2. Tarafların ihtiyari arabuluculuk önünde dava konusu ile ilgili anlaşma sağladıkları, bu anlaşmanın mahkeme dışı sulh olup geçerli olduğu, özellikle anlaşma tutanağının ikinci maddesinde "Anlaşılan bedelin tam olarak ödenmesi durumunda taraflar birbirlerinden İstanbul Anadolu 5. Tüketici Mahkemesinin 2020/83 E. sayılı dava dosyası ve davaya konu olan vekalet ücret sözleşmesi ile ilgili olarak başkaca herhangi bir hak, alacak ve tazminat alacakları kalmadığını, ileride bu yönde birbirlerinden talepte bulunmayacaklarını kabul edip, bu konuda en geniş anlamda anlaşma sağlayarak, birbirlerini ibra ettiklerini kabul etmişlerdir." ibaresinin olduğu, tarafların birbirlerini ibra ettikleri anlaşılmakla feragatin arabuluculuk tutanağı sonucu gerçekleştiği, klasik anlamda davadan feragat anlamı içermediği, bu nedenle artık davacı aleyhine nisbi vekalet ücretine hükmedilmesi usul ve yasaya aykırı olup bozmayı gerektirir.

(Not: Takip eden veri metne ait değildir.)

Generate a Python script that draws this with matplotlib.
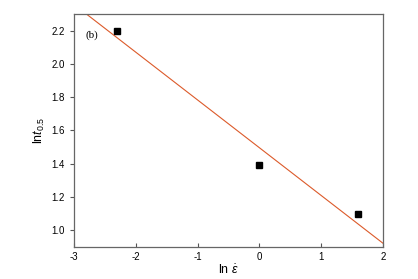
import matplotlib.pyplot as plt
import numpy as np

plt.rcParams['font.family'] = ['Liberation Sans', 'DejaVu Sans']
plt.rcParams['axes.unicode_minus'] = False
plt.rcParams['mathtext.fontset'] = 'custom'
plt.rcParams['mathtext.rm'] = 'Liberation Sans'
plt.rcParams['mathtext.it'] = 'Liberation Sans:italic'

ln_rate = [-2.3, 0.0, 1.6]
ln_t05 = [2.2, 1.39, 1.1]
xticks = [-3, -2, -1, 0, 1, 2]
yticks = [1.0, 1.2, 1.4, 1.6, 1.8, 2.0, 2.2]

fig = plt.figure(figsize=(4.18, 2.79), dpi=100)
ax = fig.add_axes([0.177, 0.115, 0.739, 0.835])

# linear fit through the three points
k, b = np.polyfit(ln_rate, ln_t05, 1)
xl = np.array([-3, 2])
ax.plot(xl, k * xl + b, color='#dc5a2a', lw=0.8)
ax.plot(ln_rate, ln_t05, 's', color='black', ms=4.5)

ax.set_xlim(-3, 2)
ax.set_ylim(0.9, 2.3)
ax.set_xticks(xticks)
ax.set_yticks(yticks)
ax.set_yticklabels(['%.1f' % v for v in yticks])
ax.tick_params(axis='x', direction='in', labelsize=7, length=3, width=0.8, colors='#555555', labelcolor='black')
ax.tick_params(axis='y', direction='out', labelsize=7, length=3, width=0.8, colors='#555555', labelcolor='black')
for s in ax.spines.values():
    s.set_color('#666666')
    s.set_linewidth(0.9)

ax.text(-2.81, 2.17, '(b)', fontsize=8, family='Liberation Serif', va='center')
ax.set_xlabel(r'ln $\dot{\varepsilon}$', fontsize=9, labelpad=1)
ax.set_ylabel(r'ln$\mathit{t}_{0.5}$', fontsize=9, labelpad=3)

plt.savefig('out.png', dpi=100)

Ne var ki bu yanlışlığın giderilmesi yeniden yargılama yapılmasını gerektirmediğinden 6100 sayılı Kanun'un geçici 3 üncü maddesinin ikinci fıkrası atfıyla uygulanmasına devam olunan mülga 1086 sayılı Kanun'un 438 inci maddesinin yedinci fıkrası hükmü uyarınca Mahkeme kararının düzeltilerek onanması gerekir.

VI. KARAR

Açıklanan sebeplerle;

1. Davacı tarafın Mahkeme kararına yönelik temyiz itirazının kabulü ile hükmün B.2 maddesindeki "Davalılar kendisini vekil ile temsil ettirdiğinden karar tarihinde yürürlükte bulunan AAÜT uyarınca hesap edilen 121.125,00 TL vekalet ücretinin davacıdan alınarak davalıya verilmesine," ibaresinin karar metninden çıkartılarak yerine "2. Feragatın, arabuluculuk tutanağı sonucu gerçekleştiği gözetilerek davalılar lehine vekalet ücreti takdirine yer olmadığına," ibaresinin yazılması suretiyle hükmün DÜZELTİLEREK ONANMASINA,

İstek halinde temyiz harcının temyiz edene iadesine,

Dosyanın İlk Derece Mahkemesine, kararın bir örneğinin Bölge Adliye Mahkemesine gönderilmesine,

12.02.2024 tarihinde oy birliğiyle karar verildi.